Leven Signs – Hemp Is Here Album Review

Leven Signs
Hemp Is Here
Digitalis (2013 Reissue; 1985)

Some records are made before their time.

Many things have changed in the 28 years since Hemp Is Here was first released – but even now, with an additional 3 decades of ethnomusicology under our belts, its thrift store Hindustani vibrations still sound freaky. This must’ve been entirely far out when it was first transmitted. You can hear strains of what would become hypnagogic pop, like James Ferraro’s funny globe-trotting uncle returning from Marrakesh with a stack of weird, sun-warped cassette tapes. Perhaps the finally time is right for Digitalis to rescue this one from the dustheap of history.

 

Leven Signs – Hemp Is Here
Album Stream

Hemp Is Here was initially archived on the popular pirate Mutant Sounds blog, which exposed millions of listeners to post-punk exotica from all over the globe, spanning the entirety of the recorded era. At Mutant Sounds, it would not be uncommon to find Aboriginal pygmy chanting next to a grindcore album, just down the hall from some French musique concrèt.
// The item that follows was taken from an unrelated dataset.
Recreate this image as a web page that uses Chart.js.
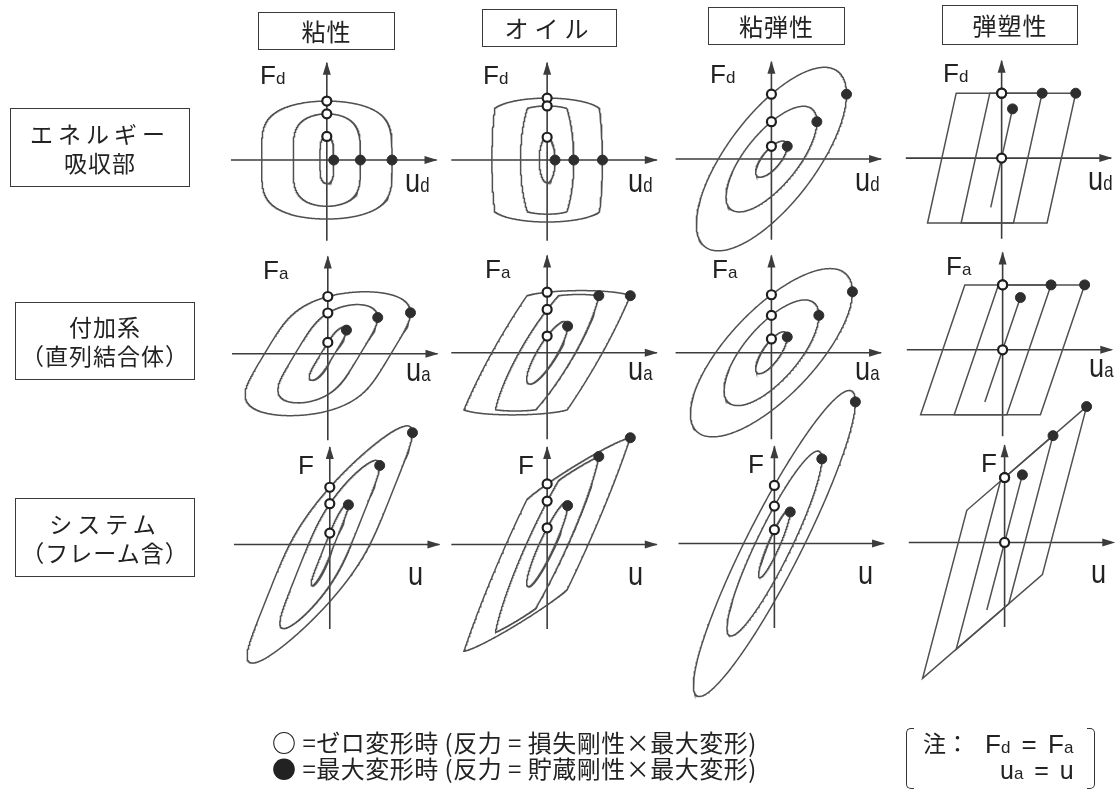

In this way, Mutant Sounds was a microcosm of what it’s like to be a music devotee in 2013. Musical globe-hopping, and the emergence of the experimental underground, have paved the way and prepared our ears to appreciate the clockwork perfection presented on Hemp Is Here.

Presented here by the pairing of Peter Karkut and Maggie Turner, is a tapestry of Arabic percussion, cheap synthesizers, murmured vocals. It’s expertly sequenced, and this was during the analog era, when it was REALLY hard to multi-track. It’s clear that Leven Signs knew what they were going for, with a reckless mixture of confidence and exploration. What we’re left with is a party record from the interzone – a Moroccan bazaar leading up to a Byzantine cathedral, where an ancient ritual is about to commence.

Once you get a taste for funky, obscure records like this, there’s no turning back. Once the ergot and wormwood rush of corroded tape hits your blood, with the thrill of exploring uncharted musical continents, it changes you, and the way that you listen to music. Things that once sounded weird and cheap now sound new and novel; exciting rather than annoying.

This is the legacy of the music blogs, and post-punk mystics like Leven Signs, and this legacy is being carried on by the recent rush of outstanding reissue labels. The entirety of recorded music is now at our fingertips, and it’s hard to know where to begin. Quality blogs and music labels guide us, and Digitalis are exceptional curators. They’re really on to something with Hemp Is Here, about to blow the mind of a whole new generation.

Fans of Ariel Pink; The Skaters or any of their offshoots; Ghost Box records; old documentary soundtracks, listen up! This is your new jam.